======== Exercise inputs

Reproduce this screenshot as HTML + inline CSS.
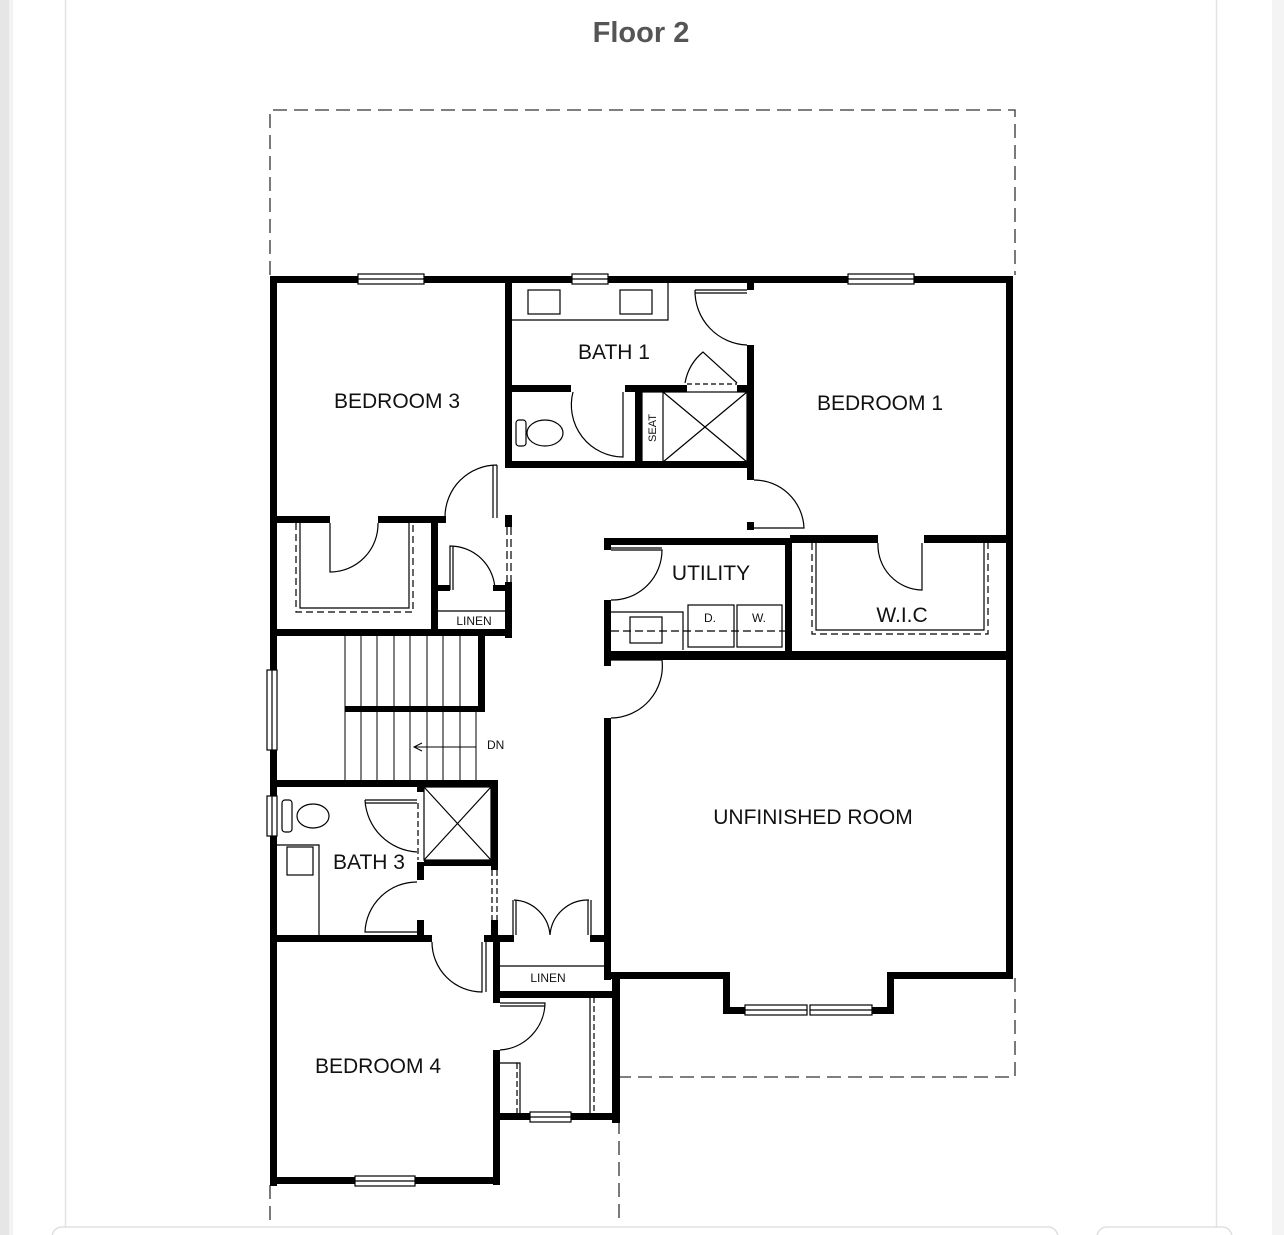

================
======== Exercise inputs

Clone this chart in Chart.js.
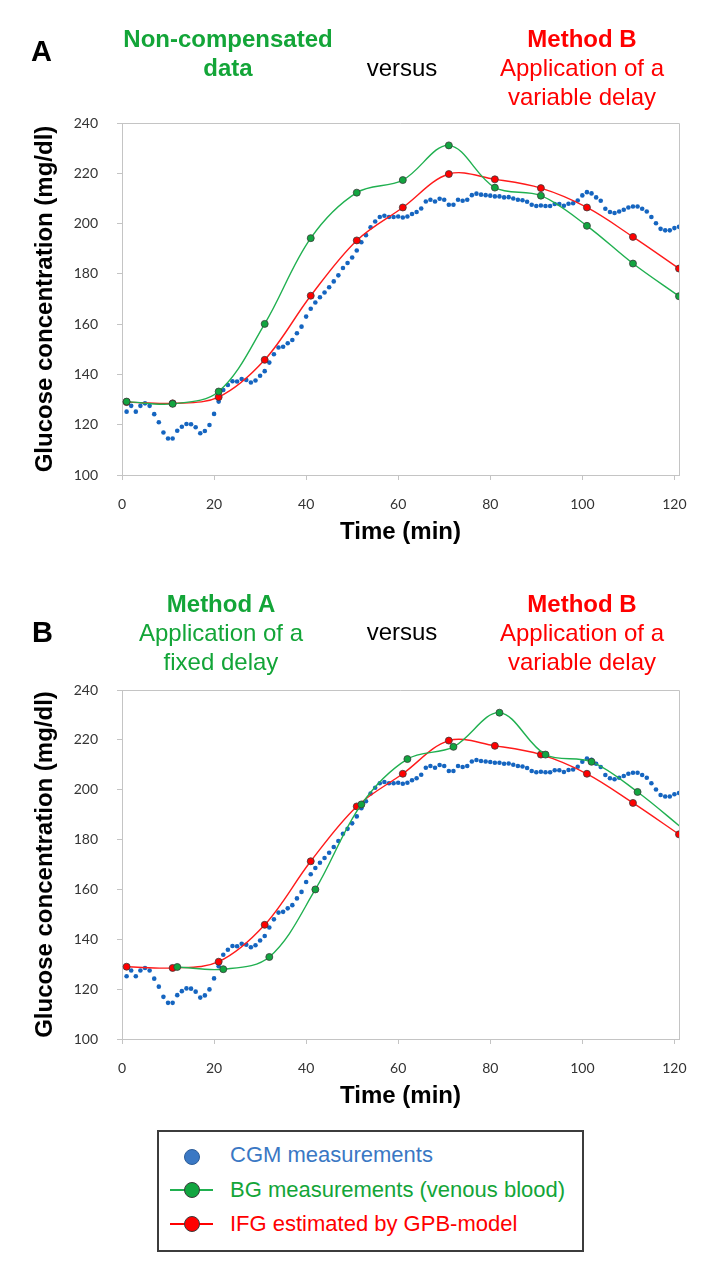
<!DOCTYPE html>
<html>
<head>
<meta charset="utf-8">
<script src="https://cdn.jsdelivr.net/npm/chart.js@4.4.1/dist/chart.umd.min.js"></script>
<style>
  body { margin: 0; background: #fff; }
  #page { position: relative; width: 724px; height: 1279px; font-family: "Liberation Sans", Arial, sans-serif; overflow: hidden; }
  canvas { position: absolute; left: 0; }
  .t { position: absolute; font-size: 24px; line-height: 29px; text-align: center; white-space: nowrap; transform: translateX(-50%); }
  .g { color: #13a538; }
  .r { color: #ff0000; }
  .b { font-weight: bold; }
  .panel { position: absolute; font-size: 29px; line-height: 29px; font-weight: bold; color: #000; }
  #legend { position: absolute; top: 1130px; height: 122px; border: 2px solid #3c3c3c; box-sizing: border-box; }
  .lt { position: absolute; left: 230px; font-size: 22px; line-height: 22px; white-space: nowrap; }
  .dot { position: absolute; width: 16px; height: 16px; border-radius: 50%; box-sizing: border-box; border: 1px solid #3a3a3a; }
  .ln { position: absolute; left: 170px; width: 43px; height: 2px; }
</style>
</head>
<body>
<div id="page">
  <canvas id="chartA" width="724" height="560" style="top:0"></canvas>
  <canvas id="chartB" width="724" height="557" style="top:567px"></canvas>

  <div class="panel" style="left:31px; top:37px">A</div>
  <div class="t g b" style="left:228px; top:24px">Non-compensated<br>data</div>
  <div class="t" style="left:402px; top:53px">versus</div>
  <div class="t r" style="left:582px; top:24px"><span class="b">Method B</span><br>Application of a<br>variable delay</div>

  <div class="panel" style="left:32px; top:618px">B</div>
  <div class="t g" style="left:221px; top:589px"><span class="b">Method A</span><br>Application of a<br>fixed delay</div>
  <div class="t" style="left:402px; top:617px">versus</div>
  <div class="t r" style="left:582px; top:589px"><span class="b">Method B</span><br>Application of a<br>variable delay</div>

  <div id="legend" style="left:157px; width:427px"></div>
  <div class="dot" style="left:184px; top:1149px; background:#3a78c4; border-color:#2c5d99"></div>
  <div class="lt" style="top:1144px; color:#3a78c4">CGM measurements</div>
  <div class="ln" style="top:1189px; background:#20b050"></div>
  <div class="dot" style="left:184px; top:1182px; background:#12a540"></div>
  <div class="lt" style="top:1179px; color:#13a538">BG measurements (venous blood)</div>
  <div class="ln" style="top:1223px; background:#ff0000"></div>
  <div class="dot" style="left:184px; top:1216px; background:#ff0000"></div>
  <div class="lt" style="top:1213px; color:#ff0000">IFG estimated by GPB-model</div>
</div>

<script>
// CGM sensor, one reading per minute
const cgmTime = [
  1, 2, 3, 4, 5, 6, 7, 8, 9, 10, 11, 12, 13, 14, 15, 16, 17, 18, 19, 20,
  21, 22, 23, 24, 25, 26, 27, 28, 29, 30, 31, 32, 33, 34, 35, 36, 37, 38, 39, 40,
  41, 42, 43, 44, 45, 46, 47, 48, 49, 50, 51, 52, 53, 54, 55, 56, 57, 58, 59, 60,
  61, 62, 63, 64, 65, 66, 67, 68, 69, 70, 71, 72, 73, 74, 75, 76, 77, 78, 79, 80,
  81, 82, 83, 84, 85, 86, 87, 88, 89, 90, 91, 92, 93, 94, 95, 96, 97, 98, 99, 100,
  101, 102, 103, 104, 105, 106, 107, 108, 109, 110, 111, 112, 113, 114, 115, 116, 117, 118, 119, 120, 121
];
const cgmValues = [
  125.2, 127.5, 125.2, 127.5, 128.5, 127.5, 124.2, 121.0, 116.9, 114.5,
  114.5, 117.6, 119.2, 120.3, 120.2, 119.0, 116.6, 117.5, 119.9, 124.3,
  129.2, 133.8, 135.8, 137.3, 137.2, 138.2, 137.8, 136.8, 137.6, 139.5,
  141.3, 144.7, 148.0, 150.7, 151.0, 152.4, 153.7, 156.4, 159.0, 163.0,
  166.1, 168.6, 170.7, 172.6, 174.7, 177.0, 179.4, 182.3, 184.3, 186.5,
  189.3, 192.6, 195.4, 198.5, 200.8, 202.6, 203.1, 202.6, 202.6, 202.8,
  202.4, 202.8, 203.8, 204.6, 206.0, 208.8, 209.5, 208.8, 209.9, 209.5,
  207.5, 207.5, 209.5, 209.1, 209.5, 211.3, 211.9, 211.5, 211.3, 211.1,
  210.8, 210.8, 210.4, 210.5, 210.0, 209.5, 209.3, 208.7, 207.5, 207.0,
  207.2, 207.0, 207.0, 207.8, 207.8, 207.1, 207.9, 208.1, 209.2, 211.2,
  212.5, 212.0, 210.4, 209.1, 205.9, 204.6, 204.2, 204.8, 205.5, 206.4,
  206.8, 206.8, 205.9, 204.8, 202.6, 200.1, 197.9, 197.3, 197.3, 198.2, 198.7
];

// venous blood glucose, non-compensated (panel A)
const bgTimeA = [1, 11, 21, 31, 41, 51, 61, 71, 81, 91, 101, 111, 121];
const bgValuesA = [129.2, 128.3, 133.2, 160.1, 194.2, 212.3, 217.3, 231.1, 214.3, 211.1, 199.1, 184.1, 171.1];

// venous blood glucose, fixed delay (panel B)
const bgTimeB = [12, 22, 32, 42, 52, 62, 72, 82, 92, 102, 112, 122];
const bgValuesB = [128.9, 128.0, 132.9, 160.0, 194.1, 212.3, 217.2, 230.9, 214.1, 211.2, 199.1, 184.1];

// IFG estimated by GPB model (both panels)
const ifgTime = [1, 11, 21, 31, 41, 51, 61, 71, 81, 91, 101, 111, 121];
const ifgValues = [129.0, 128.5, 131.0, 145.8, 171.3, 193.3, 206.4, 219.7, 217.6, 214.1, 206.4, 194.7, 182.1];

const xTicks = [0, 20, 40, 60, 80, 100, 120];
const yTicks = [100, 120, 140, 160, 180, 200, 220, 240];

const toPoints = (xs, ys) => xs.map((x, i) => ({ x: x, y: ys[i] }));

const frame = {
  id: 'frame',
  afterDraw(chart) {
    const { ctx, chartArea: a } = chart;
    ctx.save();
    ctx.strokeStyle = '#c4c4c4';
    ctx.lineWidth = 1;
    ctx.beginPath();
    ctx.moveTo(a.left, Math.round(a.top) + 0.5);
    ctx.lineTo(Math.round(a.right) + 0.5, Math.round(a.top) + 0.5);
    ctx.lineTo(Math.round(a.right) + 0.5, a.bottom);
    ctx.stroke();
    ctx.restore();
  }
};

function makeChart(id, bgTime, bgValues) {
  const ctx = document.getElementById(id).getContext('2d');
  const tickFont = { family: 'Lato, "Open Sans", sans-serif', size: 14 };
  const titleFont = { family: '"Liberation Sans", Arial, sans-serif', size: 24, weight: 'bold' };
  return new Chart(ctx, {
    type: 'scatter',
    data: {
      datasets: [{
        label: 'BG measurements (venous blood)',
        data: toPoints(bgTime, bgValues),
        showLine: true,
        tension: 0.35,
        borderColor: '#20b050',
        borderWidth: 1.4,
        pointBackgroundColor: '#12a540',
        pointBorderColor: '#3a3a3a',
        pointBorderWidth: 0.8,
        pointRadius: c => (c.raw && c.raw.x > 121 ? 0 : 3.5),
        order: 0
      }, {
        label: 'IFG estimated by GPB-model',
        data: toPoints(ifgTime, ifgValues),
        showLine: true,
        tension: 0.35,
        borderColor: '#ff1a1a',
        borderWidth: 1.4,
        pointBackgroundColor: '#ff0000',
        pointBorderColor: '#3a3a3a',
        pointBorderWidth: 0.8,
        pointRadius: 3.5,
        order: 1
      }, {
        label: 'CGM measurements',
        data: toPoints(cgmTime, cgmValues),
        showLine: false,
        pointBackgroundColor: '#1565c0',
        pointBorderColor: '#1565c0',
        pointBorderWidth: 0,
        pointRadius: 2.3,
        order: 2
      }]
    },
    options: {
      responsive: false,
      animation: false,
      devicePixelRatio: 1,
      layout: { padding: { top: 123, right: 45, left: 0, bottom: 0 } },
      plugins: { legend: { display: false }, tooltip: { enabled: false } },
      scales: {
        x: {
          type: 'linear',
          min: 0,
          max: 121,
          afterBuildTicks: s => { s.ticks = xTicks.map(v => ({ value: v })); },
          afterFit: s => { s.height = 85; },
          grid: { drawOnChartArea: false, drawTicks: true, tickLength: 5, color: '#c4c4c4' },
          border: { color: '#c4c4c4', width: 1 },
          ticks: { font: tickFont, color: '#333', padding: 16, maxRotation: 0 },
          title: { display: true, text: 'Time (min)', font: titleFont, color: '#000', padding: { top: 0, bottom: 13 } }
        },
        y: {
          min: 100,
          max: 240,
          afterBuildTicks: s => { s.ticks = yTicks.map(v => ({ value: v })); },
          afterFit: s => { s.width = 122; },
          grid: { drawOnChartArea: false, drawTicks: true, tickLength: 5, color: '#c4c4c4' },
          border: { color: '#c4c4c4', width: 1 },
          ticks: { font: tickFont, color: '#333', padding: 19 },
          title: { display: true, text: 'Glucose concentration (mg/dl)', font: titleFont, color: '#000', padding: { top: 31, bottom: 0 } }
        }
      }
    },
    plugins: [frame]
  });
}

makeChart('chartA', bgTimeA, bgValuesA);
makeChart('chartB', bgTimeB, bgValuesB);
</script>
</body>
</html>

================

◆ Exercise instructions: Check the data for the word "this" and pull out the lines that have it.

◆ Solution below:
Reproduce this screenshot as HTML + inline CSS.
Clone this chart in Chart.js.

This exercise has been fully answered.